- [PROVIDED MATERIAL]:

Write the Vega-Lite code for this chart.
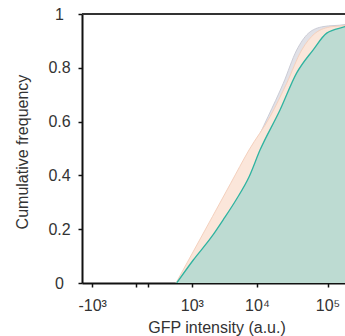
{
  "$schema": "https://vega.github.io/schema/vega-lite/v6.json",
  "width": 263,
  "height": 269,
  "autosize": {"type": "none"},
  "padding": {"left": 82, "top": 14, "right": 0, "bottom": 53},
  "background": "white",
  "config": {
    "view": {"stroke": null},
    "font": "Liberation Sans",
    "axis": {"zindex": 1, "grid": false}
  },
  "data": {
    "values": [
      {"g": "gray", "x": 524, "y": 0},
      {"g": "gray", "x": 1163, "y": 0.1227},
      {"g": "gray", "x": 2343, "y": 0.2465},
      {"g": "gray", "x": 4512, "y": 0.3706},
      {"g": "gray", "x": 8490, "y": 0.4944},
      {"g": "gray", "x": 14400, "y": 0.6182},
      {"g": "gray", "x": 23775, "y": 0.7424},
      {"g": "gray", "x": 36800, "y": 0.866},
      {"g": "gray", "x": 53625, "y": 0.928},
      {"g": "gray", "x": 86450, "y": 0.953},
      {"g": "gray", "x": 176150, "y": 0.961},
      {"g": "gray", "x": 400000, "y": 0.99},
      {"g": "peach", "x": 500, "y": 0},
      {"g": "peach", "x": 1096, "y": 0.1227},
      {"g": "peach", "x": 2181, "y": 0.2465},
      {"g": "peach", "x": 4140, "y": 0.3706},
      {"g": "peach", "x": 7680, "y": 0.4944},
      {"g": "peach", "x": 15388, "y": 0.6182},
      {"g": "peach", "x": 26550, "y": 0.7424},
      {"g": "peach", "x": 43300, "y": 0.866},
      {"g": "peach", "x": 66675, "y": 0.928},
      {"g": "peach", "x": 114600, "y": 0.953},
      {"g": "peach", "x": 176150, "y": 0.957},
      {"g": "peach", "x": 400000, "y": 0.99},
      {"g": "teal", "x": 517, "y": 0},
      {"g": "teal", "x": 1062, "y": 0.0855},
      {"g": "teal", "x": 2127, "y": 0.172},
      {"g": "teal", "x": 3175, "y": 0.234},
      {"g": "teal", "x": 4960, "y": 0.3086},
      {"g": "teal", "x": 7680, "y": 0.394},
      {"g": "teal", "x": 11068, "y": 0.494},
      {"g": "teal", "x": 21350, "y": 0.643},
      {"g": "teal", "x": 36800, "y": 0.781},
      {"g": "teal", "x": 62500, "y": 0.866},
      {"g": "teal", "x": 97475, "y": 0.929},
      {"g": "teal", "x": 176150, "y": 0.953},
      {"g": "teal", "x": 400000, "y": 0.985},
      {"g": "frame", "x": 0, "y": 1}
    ]
  },
  "layer": [
    {
      "transform": [{"filter": "datum.g == 'gray'"}],
      "mark": {"type": "area", "clip": true, "interpolate": "monotone", "color": "#e1e1e7", "opacity": 1, "fillOpacity": 1, "line": {"color": "#cbccd6", "strokeWidth": 1}},
      "encoding": {
        "x": {
          "field": "x", "type": "quantitative",
          "scale": {"type": "symlog", "constant": 250, "domain": [-1487, 176150], "nice": false, "zero": false},
          "axis": {
            "values": [-1000, -300, -50, 0, 50, 500, 1000, 5000, 10000, 50000, 100000],
            "labelExpr": "datum.value == -1000 ? '-10³' : datum.value == 0 ? '0' : datum.value == 1000 ? '10³' : datum.value == 10000 ? '10⁴' : datum.value == 100000 ? '10⁵' : ''",
            "labelFlush": false,
            "labelOverlap": false,
            "labelFontSize": 16,
            "labelColor": "#333333",
            "labelBaseline": "alphabetic",
            "labelAlign": "center",
            "labelPadding": 23,
            "tickSize": 4,
            "tickColor": "#111111",
            "tickWidth": 1.5,
            "domainColor": "#111111",
            "domainWidth": 2,
            "title": "GFP intensity (a.u.)",
            "titleFontSize": 16,
            "titleFontWeight": "normal",
            "titleColor": "#333333",
            "titleX": 134.5,
            "titleY": 49,
            "titleAlign": "center",
            "titleBaseline": "alphabetic"
          }
        },
        "y": {
          "field": "y", "type": "quantitative",
          "scale": {"domain": [0, 1], "nice": false},
          "axis": {
            "values": [0, 0.2, 0.4, 0.6, 0.8, 1],
            "format": "~g",
            "labelFontSize": 16,
            "labelColor": "#333333",
            "labelAlign": "center",
            "labelBaseline": "middle",
            "labelPadding": 19,
            "labelOverlap": false,
            "labelFlush": false,
            "tickSize": 4,
            "tickColor": "#111111",
            "tickWidth": 1.5,
            "domainColor": "#111111",
            "domainWidth": 2,
            "title": "Cumulative frequency",
            "titleFontSize": 16,
            "titleFontWeight": "normal",
            "titleColor": "#333333",
            "titleAngle": -90,
            "titleX": -54.5,
            "titleY": 137.5,
            "titleAlign": "center",
            "titleBaseline": "alphabetic"
          }
        }
      }
    },
    {
      "transform": [{"filter": "datum.g == 'peach'"}],
      "mark": {"type": "area", "clip": true, "interpolate": "monotone", "color": "#fbe6da", "opacity": 1, "fillOpacity": 1, "line": {"color": "#f4d0bd", "strokeWidth": 1}},
      "encoding": {
        "x": {"field": "x", "type": "quantitative", "title": "GFP intensity (a.u.)"},
        "y": {"field": "y", "type": "quantitative", "title": "Cumulative frequency"}
      }
    },
    {
      "transform": [{"filter": "datum.g == 'teal'"}],
      "mark": {"type": "area", "clip": true, "interpolate": "monotone", "color": "#bddbd2", "opacity": 1, "fillOpacity": 1, "line": {"color": "#2fb3a0", "strokeWidth": 1.3}},
      "encoding": {
        "x": {"field": "x", "type": "quantitative", "title": "GFP intensity (a.u.)"},
        "y": {"field": "y", "type": "quantitative", "title": "Cumulative frequency"}
      }
    },
    {
      "transform": [{"filter": "datum.g == 'frame'"}],
      "mark": {"type": "rule", "color": "#333333", "strokeWidth": 2},
      "encoding": {
        "y": {"field": "y", "type": "quantitative", "title": "Cumulative frequency"}
      }
    }
  ]
}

- [WHAT THE TASK REQUIRES]: Transcribe the whole listing exactly. Pictures are excluded.

- [RESPONSE TO THIS TASK]:
Write the Vega-Lite code for this chart.
{
  "$schema": "https://vega.github.io/schema/vega-lite/v6.json",
  "width": 263,
  "height": 269,
  "autosize": {"type": "none"},
  "padding": {"left": 82, "top": 14, "right": 0, "bottom": 53},
  "background": "white",
  "config": {
    "view": {"stroke": null},
    "font": "Liberation Sans",
    "axis": {"zindex": 1, "grid": false}
  },
  "data": {
    "values": [
      {"g": "gray", "x": 524, "y": 0},
      {"g": "gray", "x": 1163, "y": 0.1227},
      {"g": "gray", "x": 2343, "y": 0.2465},
      {"g": "gray", "x": 4512, "y": 0.3706},
      {"g": "gray", "x": 8490, "y": 0.4944},
      {"g": "gray", "x": 14400, "y": 0.6182},
      {"g": "gray", "x": 23775, "y": 0.7424},
      {"g": "gray", "x": 36800, "y": 0.866},
      {"g": "gray", "x": 53625, "y": 0.928},
      {"g": "gray", "x": 86450, "y": 0.953},
      {"g": "gray", "x": 176150, "y": 0.961},
      {"g": "gray", "x": 400000, "y": 0.99},
      {"g": "peach", "x": 500, "y": 0},
      {"g": "peach", "x": 1096, "y": 0.1227},
      {"g": "peach", "x": 2181, "y": 0.2465},
      {"g": "peach", "x": 4140, "y": 0.3706},
      {"g": "peach", "x": 7680, "y": 0.4944},
      {"g": "peach", "x": 15388, "y": 0.6182},
      {"g": "peach", "x": 26550, "y": 0.7424},
      {"g": "peach", "x": 43300, "y": 0.866},
      {"g": "peach", "x": 66675, "y": 0.928},
      {"g": "peach", "x": 114600, "y": 0.953},
      {"g": "peach", "x": 176150, "y": 0.957},
      {"g": "peach", "x": 400000, "y": 0.99},
      {"g": "teal", "x": 517, "y": 0},
      {"g": "teal", "x": 1062, "y": 0.0855},
      {"g": "teal", "x": 2127, "y": 0.172},
      {"g": "teal", "x": 3175, "y": 0.234},
      {"g": "teal", "x": 4960, "y": 0.3086},
      {"g": "teal", "x": 7680, "y": 0.394},
      {"g": "teal", "x": 11068, "y": 0.494},
      {"g": "teal", "x": 21350, "y": 0.643},
      {"g": "teal", "x": 36800, "y": 0.781},
      {"g": "teal", "x": 62500, "y": 0.866},
      {"g": "teal", "x": 97475, "y": 0.929},
      {"g": "teal", "x": 176150, "y": 0.953},
      {"g": "teal", "x": 400000, "y": 0.985},
      {"g": "frame", "x": 0, "y": 1}
    ]
  },
  "layer": [
    {
      "transform": [{"filter": "datum.g == 'gray'"}],
      "mark": {"type": "area", "clip": true, "interpolate": "monotone", "color": "#e1e1e7", "opacity": 1, "fillOpacity": 1, "line": {"color": "#cbccd6", "strokeWidth": 1}},
      "encoding": {
        "x": {
          "field": "x", "type": "quantitative",
          "scale": {"type": "symlog", "constant": 250, "domain": [-1487, 176150], "nice": false, "zero": false},
          "axis": {
            "values": [-1000, -300, -50, 0, 50, 500, 1000, 5000, 10000, 50000, 100000],
            "labelExpr": "datum.value == -1000 ? '-10³' : datum.value == 0 ? '0' : datum.value == 1000 ? '10³' : datum.value == 10000 ? '10⁴' : datum.value == 100000 ? '10⁵' : ''",
            "labelFlush": false,
            "labelOverlap": false,
            "labelFontSize": 16,
            "labelColor": "#333333",
            "labelBaseline": "alphabetic",
            "labelAlign": "center",
            "labelPadding": 23,
            "tickSize": 4,
            "tickColor": "#111111",
            "tickWidth": 1.5,
            "domainColor": "#111111",
            "domainWidth": 2,
            "title": "GFP intensity (a.u.)",
            "titleFontSize": 16,
            "titleFontWeight": "normal",
            "titleColor": "#333333",
            "titleX": 134.5,
            "titleY": 49,
            "titleAlign": "center",
            "titleBaseline": "alphabetic"
          }
        },
        "y": {
          "field": "y", "type": "quantitative",
          "scale": {"domain": [0, 1], "nice": false},
          "axis": {
            "values": [0, 0.2, 0.4, 0.6, 0.8, 1],
            "format": "~g",
            "labelFontSize": 16,
            "labelColor": "#333333",
            "labelAlign": "center",
            "labelBaseline": "middle",
            "labelPadding": 19,
            "labelOverlap": false,
            "labelFlush": false,
            "tickSize": 4,
            "tickColor": "#111111",
            "tickWidth": 1.5,
            "domainColor": "#111111",
            "domainWidth": 2,
            "title": "Cumulative frequency",
            "titleFontSize": 16,
            "titleFontWeight": "normal",
            "titleColor": "#333333",
            "titleAngle": -90,
            "titleX": -54.5,
            "titleY": 137.5,
            "titleAlign": "center",
            "titleBaseline": "alphabetic"
          }
        }
      }
    },
    {
      "transform": [{"filter": "datum.g == 'peach'"}],
      "mark": {"type": "area", "clip": true, "interpolate": "monotone", "color": "#fbe6da", "opacity": 1, "fillOpacity": 1, "line": {"color": "#f4d0bd", "strokeWidth": 1}},
      "encoding": {
        "x": {"field": "x", "type": "quantitative", "title": "GFP intensity (a.u.)"},
        "y": {"field": "y", "type": "quantitative", "title": "Cumulative frequency"}
      }
    },
    {
      "transform": [{"filter": "datum.g == 'teal'"}],
      "mark": {"type": "area", "clip": true, "interpolate": "monotone", "color": "#bddbd2", "opacity": 1, "fillOpacity": 1, "line": {"color": "#2fb3a0", "strokeWidth": 1.3}},
      "encoding": {
        "x": {"field": "x", "type": "quantitative", "title": "GFP intensity (a.u.)"},
        "y": {"field": "y", "type": "quantitative", "title": "Cumulative frequency"}
      }
    },
    {
      "transform": [{"filter": "datum.g == 'frame'"}],
      "mark": {"type": "rule", "color": "#333333", "strokeWidth": 2},
      "encoding": {
        "y": {"field": "y", "type": "quantitative", "title": "Cumulative frequency"}
      }
    }
  ]
}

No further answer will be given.